Top Ten Tuesday: Books Too Good to Review Properly

This year, I’ll be participating in Top Ten Tuesday, hosted by thatartsyreadergirl.

This is a mixed list of books – some of them are genuinely too good to review properly, but most of them are actually too difficult to review. This is (in part) my list of books that are so caught up with a specific time, place or feeling, it’s difficult to put such a personal experience into words.

  1. Piranesi by Susanna Clarke
    Part of the reason this book is hard to review is because it’s best to go into it knowing as little as possible, and to let yourself be swept along with the main character. It’s definitely an experience best lived without expectation – making Piranesi very hard to review for other readers.
  2. Kindred by Octavia E. Butler
    It’s equally hard to review a book where the pitch is just ‘it hurts. You need to read it’. Plenty of people have put into words why Butler is a master of the genre, so luckily I didn’t have to.
  3. The House in the Cerulean Sea by T.J. Klune
    This one is so specifically caught up in a time period for me that any review would struggle to articulate why it’s objectively good. I read this in the middle of a global pandemic, sad about celebrating my birthday alone – at any other time it may well have been too twee, but in that moment, it was exactly the soft, quiet balm for my soul that I needed.
  4. The Priory of the Orange Tree by Samantha Shannon
    I read this book when I was just getting back into epic fantasy after a long absence, and a large part of its meaning for me was in reminding me that there is a place for women and queer people in the general after all. Someone actually wrote a 900 page tome (that, admittedly, totally should have been a duology) with people like me in mind.
  5. The Book Thief by Markus Zusak
    This is the book that made 14 year old me want to be a writer (still a dream, if I ever find the right plot). I’ve read this several times and I always find something new in the richness of the language and the way the story unfurls over time. I’ve also met the author (this is my most treasured signed book) and he’s a total gem of a person.
  6. The Empire of Gold by S.A. Chakraborty
    I binged my way through all 700+ pages of this two years ago, and never wrote a review. Looking back, I’d struggle to review this book because I’ve forgotten a lot of the details, I just remember being completely immersed in the world and feeling a desperate need to keep reading and find out what happened next.
  7. The Goblin Emperor by Katherine Addison
    Another book that I read at the right time when I was desperately in need of something optimistic. It’s also hard to review without mentioning the highly formal prose – but I worry that would turn many readers off when, imo, it’s one of the most creative and fun parts of the book once you get your head around it.
  8. To Be Taught if Fortunate by Becky Chambers
    I find Chambers more hit and miss than many do, but this is by far my favourite of her books. It’s technically very competent – good prose, well-rounded characters, story fits nicely in the restricted novella length – but what it really does well is capture the sheer awe and horror of space exploration, and really bring back all those childhood feelings about how cool it would be to explore the great unknown, but with an adult tinge of better understanding the difficult ethical questions that come alongside it.

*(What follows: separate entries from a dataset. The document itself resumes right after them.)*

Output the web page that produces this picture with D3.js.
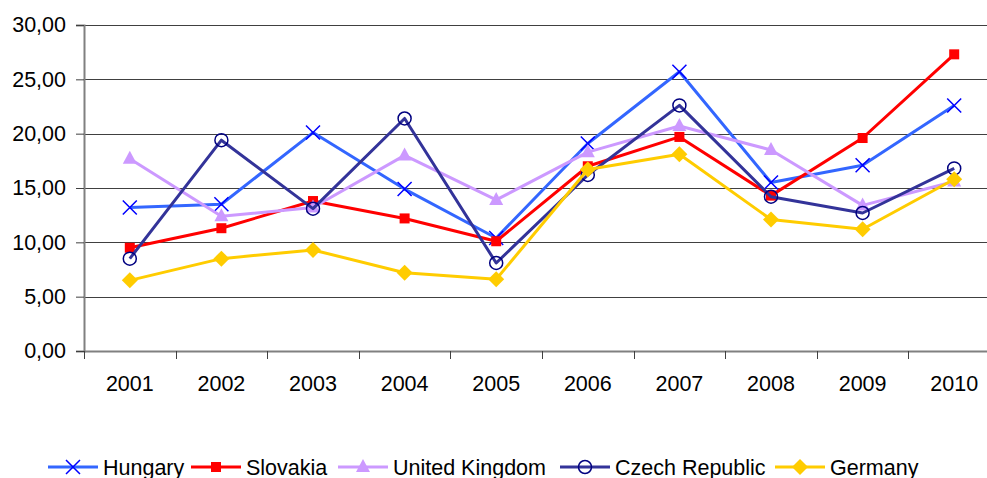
<!DOCTYPE html>
<html><head><meta charset="utf-8">
<script src="https://cdn.jsdelivr.net/npm/d3@7"></script>
<style>body{margin:0;background:#fff;}svg{display:block;font-family:"Liberation Sans",Arial,sans-serif;}</style>
</head><body><svg id="c" width="987" height="478"></svg>
<script>
const years = ["2001","2002","2003","2004","2005","2006","2007","2008","2009","2010"];
const yTicks = [0,5,10,15,20,25,30];
const hungary = [13.2,13.5,20.1,14.9,10.4,19.1,25.7,15.5,17.1,22.6];
const slovakia = [9.5,11.3,13.8,12.2,10.1,17.0,19.7,14.3,19.6,27.3];
const unitedKingdom = [17.7,12.4,13.2,18.0,13.9,18.3,20.7,18.5,13.4,15.6];
const czechRepublic = [8.5,19.4,13.1,21.4,8.1,16.2,22.6,14.2,12.7,16.8];
const germany = [6.5,8.5,9.3,7.2,6.6,16.7,18.1,12.1,11.2,15.8];
const seriesNames = ["Hungary","Slovakia","United Kingdom","Czech Republic","Germany"];

const series = [
  {name:seriesNames[0], values:hungary, line:"#3366FF", mk:"x", mc:"#0000FF"},
  {name:seriesNames[1], values:slovakia, line:"#FF0000", mk:"square", mc:"#FF0000"},
  {name:seriesNames[2], values:unitedKingdom, line:"#CC99FF", mk:"triangle", mc:"#CC99FF"},
  {name:seriesNames[3], values:czechRepublic, line:"#333399", mk:"circle", mc:"#000080"},
  {name:seriesNames[4], values:germany, line:"#FFCC00", mk:"diamond", mc:"#FFCC00"}
];

const svg = d3.select("#c");
const pLeft = 84, pRight = 1000, pTop = 25, pBottom = 351;
const x = d3.scaleBand().domain(years).range([pLeft, pRight]);
const y = d3.scaleLinear().domain([0,30]).range([pBottom, pTop]);
const FONT = "'Liberation Sans', Arial, sans-serif";

// gridlines
svg.append("g").selectAll("line").data(yTicks.filter(d=>d>0)).join("line")
  .attr("x1", pLeft).attr("x2", pRight)
  .attr("y1", d=>Math.round(y(d))+0.5).attr("y2", d=>Math.round(y(d))+0.5)
  .attr("stroke", "#404040").attr("stroke-width", 1);

// y axis
const yAxis = d3.axisLeft(y).tickValues(yTicks).tickSize(8).tickPadding(10)
  .tickFormat(d=>d3.format(".2f")(d).replace(".", ","));
const gy = svg.append("g").attr("transform", `translate(${pLeft},0)`).call(yAxis);
gy.select(".domain").attr("stroke", "#808080").attr("stroke-width", 2);
gy.selectAll(".tick line").attr("stroke", "#404040");
gy.selectAll(".tick text").attr("font-size", 21.5).attr("fill", "#000").attr("font-family", FONT);

// x axis
const xAxis = d3.axisBottom(x).tickSize(0).tickPadding(25);
const gx = svg.append("g").attr("transform", `translate(0,${pBottom})`).call(xAxis);
gx.select(".domain").attr("stroke", "#808080").attr("stroke-width", 2);
gx.selectAll(".tick text").attr("font-size", 21.5).attr("fill", "#000").attr("font-family", FONT);
// boundary ticks
svg.append("g").selectAll("line").data(years.concat(["end"])).join("line")
  .attr("x1", (d,i)=>Math.round(pLeft + i*x.bandwidth())+0.5)
  .attr("x2", (d,i)=>Math.round(pLeft + i*x.bandwidth())+0.5)
  .attr("y1", pBottom).attr("y2", pBottom+8)
  .attr("stroke", "#404040").attr("stroke-width", 1);

const cx = d => x(d) + x.bandwidth()/2;

function drawMarker(g, type, color, px, py) {
  if (type === "x") {
    const s = 7;
    g.append("path").attr("d", `M${px-s},${py-s}L${px+s},${py+s}M${px-s},${py+s}L${px+s},${py-s}`)
      .attr("stroke", color).attr("stroke-width", 1.5).attr("fill", "none");
  } else if (type === "square") {
    g.append("rect").attr("x", px-5).attr("y", py-5).attr("width", 10).attr("height", 10).attr("fill", color);
  } else if (type === "triangle") {
    g.append("path").attr("d", `M${px},${py-8}L${px+7},${py+5}L${px-7},${py+5}Z`).attr("fill", color);
  } else if (type === "circle") {
    g.append("circle").attr("cx", px).attr("cy", py).attr("r", 6.5)
      .attr("fill", "none").attr("stroke", color).attr("stroke-width", 1.5);
  } else if (type === "diamond") {
    g.append("path").attr("d", `M${px},${py-8}L${px+8},${py}L${px},${py+8}L${px-8},${py}Z`).attr("fill", color);
  }
}

const line = d3.line().x((d,i)=>cx(years[i])).y(d=>y(d));
series.forEach(s => {
  const g = svg.append("g");
  g.append("path").datum(s.values).attr("d", line)
    .attr("fill", "none").attr("stroke", s.line).attr("stroke-width", 3).attr("stroke-linejoin", "round");
  s.values.forEach((v,i) => drawMarker(g, s.mk, s.mc, cx(years[i]), y(v)));
});

// legend
const legendX = [48, 191, 338, 560, 775];
const ly = 467;
series.forEach((s,i) => {
  const g = svg.append("g");
  const x0 = legendX[i];
  g.append("line").attr("x1", x0).attr("x2", x0+50).attr("y1", ly).attr("y2", ly)
    .attr("stroke", s.line).attr("stroke-width", 3);
  drawMarker(g, s.mk, s.mc, x0+25, ly);
  g.append("text").attr("x", x0+55).attr("y", ly+7.5).attr("font-size", 21.5).attr("fill", "#000")
    .attr("font-family", FONT).text(s.name);
});
</script></body></html>
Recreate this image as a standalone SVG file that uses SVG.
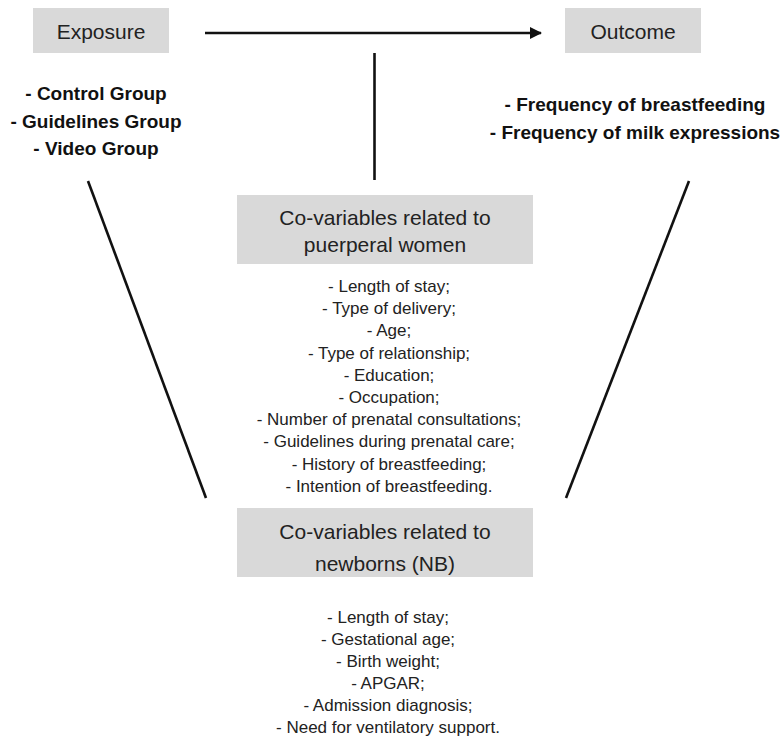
<svg xmlns="http://www.w3.org/2000/svg" width="782" height="738" viewBox="0 0 782 738">
<style>
  .box { fill: #d9d9d9; }
  .t { font-family: "Liberation Sans", Arial, sans-serif; fill: #222; text-anchor: middle; }
  .head { font-size: 21px; }
  .bold { font-size: 19px; font-weight: bold; fill: #111; }
  .list { font-size: 17px; }
  .ln { stroke: #111; stroke-width: 2.6; fill: none; }
</style>
<defs>
  <marker id="arr" viewBox="0 0 12 12" refX="11" refY="6" markerWidth="12" markerHeight="12" markerUnits="userSpaceOnUse" orient="auto">
    <path d="M0,0 L12,6 L0,12 Z" fill="#111"/>
  </marker>
</defs>

<g id="connectors">
  <line class="ln" x1="205" y1="33" x2="541" y2="33" marker-end="url(#arr)"/>
  <line class="ln" x1="374.5" y1="53" x2="374.5" y2="180"/>
  <line class="ln" x1="88" y1="181" x2="206" y2="498"/>
  <line class="ln" x1="689" y1="181" x2="566" y2="498"/>
</g>

<g id="exposure">
  <rect class="box" x="33" y="8" width="136" height="45"/>
  <text class="t head" x="101" y="39">Exposure</text>
  <text class="t bold" x="96" y="99.5">- Control Group</text>
  <text class="t bold" x="96" y="127.5">- Guidelines Group</text>
  <text class="t bold" x="96" y="154.5">- Video Group</text>
</g>

<g id="outcome">
  <rect class="box" x="565" y="8" width="136" height="45"/>
  <text class="t head" x="633" y="39">Outcome</text>
  <text class="t bold" x="635" y="110.5">- Frequency of breastfeeding</text>
  <text class="t bold" x="635" y="138.5">- Frequency of milk expressions</text>
</g>

<g id="puerperal">
  <rect class="box" x="237" y="195" width="296" height="69"/>
  <text class="t head" x="385" y="225">Co-variables related to</text>
  <text class="t head" x="385" y="251.5">puerperal women</text>
  <text class="t list" x="389" y="292">- Length of stay;</text>
  <text class="t list" x="389" y="314.2">- Type of delivery;</text>
  <text class="t list" x="389" y="336.4">- Age;</text>
  <text class="t list" x="389" y="358.6">- Type of relationship;</text>
  <text class="t list" x="389" y="380.8">- Education;</text>
  <text class="t list" x="389" y="403">- Occupation;</text>
  <text class="t list" x="389" y="425.2">- Number of prenatal consultations;</text>
  <text class="t list" x="389" y="447.4">- Guidelines during prenatal care;</text>
  <text class="t list" x="389" y="469.6">- History of breastfeeding;</text>
  <text class="t list" x="389" y="491.8">- Intention of breastfeeding.</text>
</g>

<g id="newborns">
  <rect class="box" x="237" y="508" width="296" height="69"/>
  <text class="t head" x="385" y="539">Co-variables related to</text>
  <text class="t head" x="385" y="571">newborns (NB)</text>
  <text class="t list" x="388" y="623">- Length of stay;</text>
  <text class="t list" x="388" y="645">- Gestational age;</text>
  <text class="t list" x="388" y="667">- Birth weight;</text>
  <text class="t list" x="388" y="689">- APGAR;</text>
  <text class="t list" x="388" y="711">- Admission diagnosis;</text>
  <text class="t list" x="388" y="733">- Need for ventilatory support.</text>
</g>
</svg>
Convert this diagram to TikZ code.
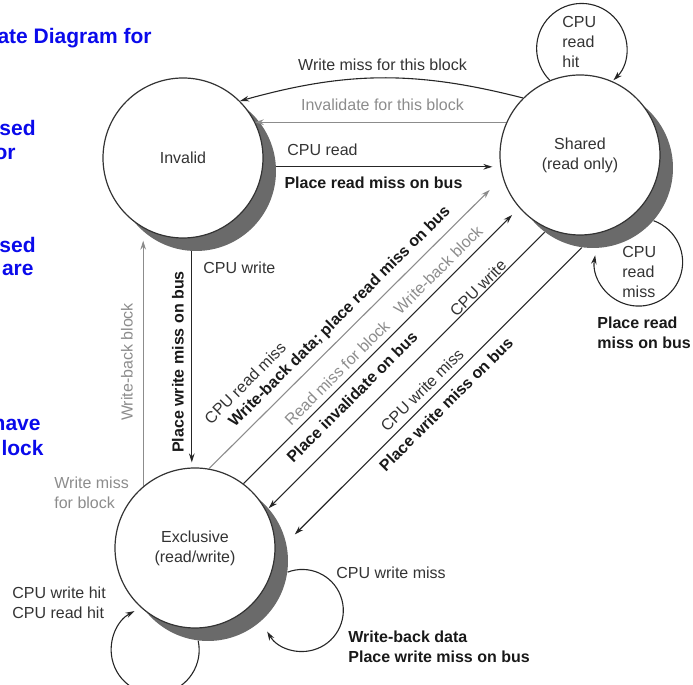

I’m glad I read this pre-pandemic when I was less jaded.
  9. A Natural History of Dragons by Marie Brennan
    These books are actually fairly easy to review individually – Lady Trent charms us with her narrative voice, plot things happen – but this is a series where the whole is more than the sum of the parts, for me. Each book is fun on its own, but the real joy is in seeing the mystery unfold across the series, until the jaw dropping moment in book #5 where you realise exactly what Isabella is seeing, and all the clues slot into place. I don’t typically re-read, but I’m very tempted to revisit this series this year.
  10. The Relentless Moon by Mary Robinette Kowal
    Another book that should be easy to review; this is basically the textbook example of how to write a science fiction thriller that uses all the elements of the genre to best effect. But I spent most of the book with my heart in my mouth, making it very difficult to form coherent sentences when I was first done.